WHAT IS REQUIRED: Reproduce the listing below character for character; drop every image.

DATA EXTRACT:
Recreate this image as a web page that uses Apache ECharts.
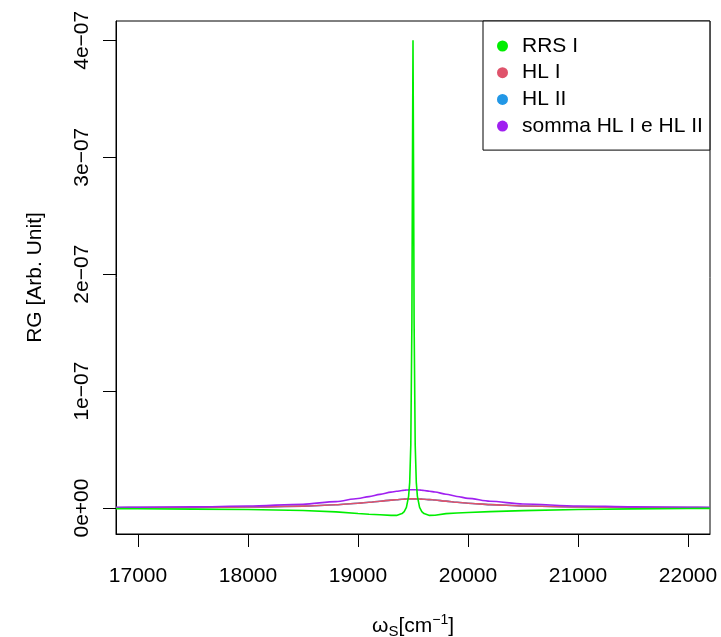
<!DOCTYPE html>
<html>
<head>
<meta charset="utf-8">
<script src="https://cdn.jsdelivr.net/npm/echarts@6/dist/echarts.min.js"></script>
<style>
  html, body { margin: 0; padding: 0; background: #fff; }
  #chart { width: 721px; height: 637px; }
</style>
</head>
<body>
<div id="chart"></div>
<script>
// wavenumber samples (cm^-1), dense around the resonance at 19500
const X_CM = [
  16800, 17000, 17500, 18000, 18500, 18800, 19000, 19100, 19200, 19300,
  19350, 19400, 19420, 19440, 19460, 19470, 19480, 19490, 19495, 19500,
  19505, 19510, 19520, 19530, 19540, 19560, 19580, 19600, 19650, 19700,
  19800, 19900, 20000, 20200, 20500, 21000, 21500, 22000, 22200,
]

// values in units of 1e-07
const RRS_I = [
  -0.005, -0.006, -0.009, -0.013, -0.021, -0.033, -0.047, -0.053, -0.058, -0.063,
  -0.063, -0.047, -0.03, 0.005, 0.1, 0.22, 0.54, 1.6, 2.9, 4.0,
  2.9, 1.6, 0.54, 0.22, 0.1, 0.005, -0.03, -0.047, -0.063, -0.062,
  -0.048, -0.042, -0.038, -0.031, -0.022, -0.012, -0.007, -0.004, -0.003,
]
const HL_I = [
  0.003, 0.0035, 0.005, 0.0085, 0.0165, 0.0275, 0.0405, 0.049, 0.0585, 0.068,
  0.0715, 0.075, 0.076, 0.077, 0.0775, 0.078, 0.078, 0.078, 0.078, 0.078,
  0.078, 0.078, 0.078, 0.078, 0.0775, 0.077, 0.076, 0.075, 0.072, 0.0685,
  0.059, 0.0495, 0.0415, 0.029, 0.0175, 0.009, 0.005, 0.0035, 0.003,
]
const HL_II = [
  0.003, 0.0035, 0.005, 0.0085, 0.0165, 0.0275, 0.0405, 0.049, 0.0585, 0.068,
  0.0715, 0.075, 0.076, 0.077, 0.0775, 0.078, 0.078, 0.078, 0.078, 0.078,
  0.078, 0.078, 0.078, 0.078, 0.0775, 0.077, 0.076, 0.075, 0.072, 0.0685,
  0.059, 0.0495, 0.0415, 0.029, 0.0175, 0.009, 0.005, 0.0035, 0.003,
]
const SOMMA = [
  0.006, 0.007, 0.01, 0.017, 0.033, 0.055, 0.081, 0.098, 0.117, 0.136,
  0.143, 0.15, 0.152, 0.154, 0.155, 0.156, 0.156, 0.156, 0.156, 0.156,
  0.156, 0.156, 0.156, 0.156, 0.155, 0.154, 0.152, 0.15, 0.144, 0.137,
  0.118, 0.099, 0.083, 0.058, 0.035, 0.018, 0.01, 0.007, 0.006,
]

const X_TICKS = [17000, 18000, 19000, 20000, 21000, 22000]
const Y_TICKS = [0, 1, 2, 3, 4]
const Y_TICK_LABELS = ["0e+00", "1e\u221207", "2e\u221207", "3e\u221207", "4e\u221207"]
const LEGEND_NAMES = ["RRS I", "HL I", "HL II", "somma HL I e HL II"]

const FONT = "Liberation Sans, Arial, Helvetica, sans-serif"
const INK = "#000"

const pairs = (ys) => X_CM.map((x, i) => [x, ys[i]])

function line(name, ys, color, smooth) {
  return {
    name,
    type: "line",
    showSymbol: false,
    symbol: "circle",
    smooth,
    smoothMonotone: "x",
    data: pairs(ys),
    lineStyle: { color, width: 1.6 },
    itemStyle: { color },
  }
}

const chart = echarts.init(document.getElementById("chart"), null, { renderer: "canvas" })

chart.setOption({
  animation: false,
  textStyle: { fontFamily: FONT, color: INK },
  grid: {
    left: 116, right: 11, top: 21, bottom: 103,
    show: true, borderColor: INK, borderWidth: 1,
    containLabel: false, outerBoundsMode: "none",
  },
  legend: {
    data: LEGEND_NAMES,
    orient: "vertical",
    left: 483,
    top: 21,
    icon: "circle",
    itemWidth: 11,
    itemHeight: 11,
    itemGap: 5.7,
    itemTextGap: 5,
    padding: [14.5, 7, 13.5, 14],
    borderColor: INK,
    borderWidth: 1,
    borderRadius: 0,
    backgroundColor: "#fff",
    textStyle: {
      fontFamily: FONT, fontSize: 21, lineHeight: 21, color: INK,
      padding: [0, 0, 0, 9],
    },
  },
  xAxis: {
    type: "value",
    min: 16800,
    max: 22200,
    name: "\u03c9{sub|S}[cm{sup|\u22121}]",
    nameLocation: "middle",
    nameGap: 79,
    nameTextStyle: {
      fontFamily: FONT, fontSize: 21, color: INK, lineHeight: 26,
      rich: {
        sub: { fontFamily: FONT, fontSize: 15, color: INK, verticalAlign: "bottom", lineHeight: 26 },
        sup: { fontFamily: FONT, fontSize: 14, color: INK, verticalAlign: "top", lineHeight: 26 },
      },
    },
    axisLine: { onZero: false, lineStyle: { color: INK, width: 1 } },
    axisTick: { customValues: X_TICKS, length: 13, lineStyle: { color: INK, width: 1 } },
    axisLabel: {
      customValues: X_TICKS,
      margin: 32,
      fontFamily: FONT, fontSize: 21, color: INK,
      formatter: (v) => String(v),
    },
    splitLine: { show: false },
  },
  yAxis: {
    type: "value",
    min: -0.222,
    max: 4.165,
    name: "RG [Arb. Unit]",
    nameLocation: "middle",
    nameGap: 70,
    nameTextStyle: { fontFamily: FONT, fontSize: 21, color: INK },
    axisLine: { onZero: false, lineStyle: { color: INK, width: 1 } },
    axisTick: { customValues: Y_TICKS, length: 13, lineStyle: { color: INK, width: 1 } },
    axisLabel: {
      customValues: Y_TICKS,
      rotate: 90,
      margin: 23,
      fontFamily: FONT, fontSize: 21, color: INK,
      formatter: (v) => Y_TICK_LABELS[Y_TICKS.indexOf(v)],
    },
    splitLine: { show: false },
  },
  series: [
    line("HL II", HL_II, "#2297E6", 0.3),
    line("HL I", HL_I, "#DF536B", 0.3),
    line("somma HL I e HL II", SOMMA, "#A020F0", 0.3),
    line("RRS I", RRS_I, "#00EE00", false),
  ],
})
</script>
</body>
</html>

WRITTEN SOLUTION:
Recreate this image as a web page that uses Apache ECharts.
<!DOCTYPE html>
<html>
<head>
<meta charset="utf-8">
<script src="https://cdn.jsdelivr.net/npm/echarts@6/dist/echarts.min.js"></script>
<style>
  html, body { margin: 0; padding: 0; background: #fff; }
  #chart { width: 721px; height: 637px; }
</style>
</head>
<body>
<div id="chart"></div>
<script>
// wavenumber samples (cm^-1), dense around the resonance at 19500
const X_CM = [
  16800, 17000, 17500, 18000, 18500, 18800, 19000, 19100, 19200, 19300,
  19350, 19400, 19420, 19440, 19460, 19470, 19480, 19490, 19495, 19500,
  19505, 19510, 19520, 19530, 19540, 19560, 19580, 19600, 19650, 19700,
  19800, 19900, 20000, 20200, 20500, 21000, 21500, 22000, 22200,
]

// values in units of 1e-07
const RRS_I = [
  -0.005, -0.006, -0.009, -0.013, -0.021, -0.033, -0.047, -0.053, -0.058, -0.063,
  -0.063, -0.047, -0.03, 0.005, 0.1, 0.22, 0.54, 1.6, 2.9, 4.0,
  2.9, 1.6, 0.54, 0.22, 0.1, 0.005, -0.03, -0.047, -0.063, -0.062,
  -0.048, -0.042, -0.038, -0.031, -0.022, -0.012, -0.007, -0.004, -0.003,
]
const HL_I = [
  0.003, 0.0035, 0.005, 0.0085, 0.0165, 0.0275, 0.0405, 0.049, 0.0585, 0.068,
  0.0715, 0.075, 0.076, 0.077, 0.0775, 0.078, 0.078, 0.078, 0.078, 0.078,
  0.078, 0.078, 0.078, 0.078, 0.0775, 0.077, 0.076, 0.075, 0.072, 0.0685,
  0.059, 0.0495, 0.0415, 0.029, 0.0175, 0.009, 0.005, 0.0035, 0.003,
]
const HL_II = [
  0.003, 0.0035, 0.005, 0.0085, 0.0165, 0.0275, 0.0405, 0.049, 0.0585, 0.068,
  0.0715, 0.075, 0.076, 0.077, 0.0775, 0.078, 0.078, 0.078, 0.078, 0.078,
  0.078, 0.078, 0.078, 0.078, 0.0775, 0.077, 0.076, 0.075, 0.072, 0.0685,
  0.059, 0.0495, 0.0415, 0.029, 0.0175, 0.009, 0.005, 0.0035, 0.003,
]
const SOMMA = [
  0.006, 0.007, 0.01, 0.017, 0.033, 0.055, 0.081, 0.098, 0.117, 0.136,
  0.143, 0.15, 0.152, 0.154, 0.155, 0.156, 0.156, 0.156, 0.156, 0.156,
  0.156, 0.156, 0.156, 0.156, 0.155, 0.154, 0.152, 0.15, 0.144, 0.137,
  0.118, 0.099, 0.083, 0.058, 0.035, 0.018, 0.01, 0.007, 0.006,
]

const X_TICKS = [17000, 18000, 19000, 20000, 21000, 22000]
const Y_TICKS = [0, 1, 2, 3, 4]
const Y_TICK_LABELS = ["0e+00", "1e\u221207", "2e\u221207", "3e\u221207", "4e\u221207"]
const LEGEND_NAMES = ["RRS I", "HL I", "HL II", "somma HL I e HL II"]

const FONT = "Liberation Sans, Arial, Helvetica, sans-serif"
const INK = "#000"

const pairs = (ys) => X_CM.map((x, i) => [x, ys[i]])

function line(name, ys, color, smooth) {
  return {
    name,
    type: "line",
    showSymbol: false,
    symbol: "circle",
    smooth,
    smoothMonotone: "x",
    data: pairs(ys),
    lineStyle: { color, width: 1.6 },
    itemStyle: { color },
  }
}

const chart = echarts.init(document.getElementById("chart"), null, { renderer: "canvas" })

chart.setOption({
  animation: false,
  textStyle: { fontFamily: FONT, color: INK },
  grid: {
    left: 116, right: 11, top: 21, bottom: 103,
    show: true, borderColor: INK, borderWidth: 1,
    containLabel: false, outerBoundsMode: "none",
  },
  legend: {
    data: LEGEND_NAMES,
    orient: "vertical",
    left: 483,
    top: 21,
    icon: "circle",
    itemWidth: 11,
    itemHeight: 11,
    itemGap: 5.7,
    itemTextGap: 5,
    padding: [14.5, 7, 13.5, 14],
    borderColor: INK,
    borderWidth: 1,
    borderRadius: 0,
    backgroundColor: "#fff",
    textStyle: {
      fontFamily: FONT, fontSize: 21, lineHeight: 21, color: INK,
      padding: [0, 0, 0, 9],
    },
  },
  xAxis: {
    type: "value",
    min: 16800,
    max: 22200,
    name: "\u03c9{sub|S}[cm{sup|\u22121}]",
    nameLocation: "middle",
    nameGap: 79,
    nameTextStyle: {
      fontFamily: FONT, fontSize: 21, color: INK, lineHeight: 26,
      rich: {
        sub: { fontFamily: FONT, fontSize: 15, color: INK, verticalAlign: "bottom", lineHeight: 26 },
        sup: { fontFamily: FONT, fontSize: 14, color: INK, verticalAlign: "top", lineHeight: 26 },
      },
    },
    axisLine: { onZero: false, lineStyle: { color: INK, width: 1 } },
    axisTick: { customValues: X_TICKS, length: 13, lineStyle: { color: INK, width: 1 } },
    axisLabel: {
      customValues: X_TICKS,
      margin: 32,
      fontFamily: FONT, fontSize: 21, color: INK,
      formatter: (v) => String(v),
    },
    splitLine: { show: false },
  },
  yAxis: {
    type: "value",
    min: -0.222,
    max: 4.165,
    name: "RG [Arb. Unit]",
    nameLocation: "middle",
    nameGap: 70,
    nameTextStyle: { fontFamily: FONT, fontSize: 21, color: INK },
    axisLine: { onZero: false, lineStyle: { color: INK, width: 1 } },
    axisTick: { customValues: Y_TICKS, length: 13, lineStyle: { color: INK, width: 1 } },
    axisLabel: {
      customValues: Y_TICKS,
      rotate: 90,
      margin: 23,
      fontFamily: FONT, fontSize: 21, color: INK,
      formatter: (v) => Y_TICK_LABELS[Y_TICKS.indexOf(v)],
    },
    splitLine: { show: false },
  },
  series: [
    line("HL II", HL_II, "#2297E6", 0.3),
    line("HL I", HL_I, "#DF536B", 0.3),
    line("somma HL I e HL II", SOMMA, "#A020F0", 0.3),
    line("RRS I", RRS_I, "#00EE00", false),
  ],
})
</script>
</body>
</html>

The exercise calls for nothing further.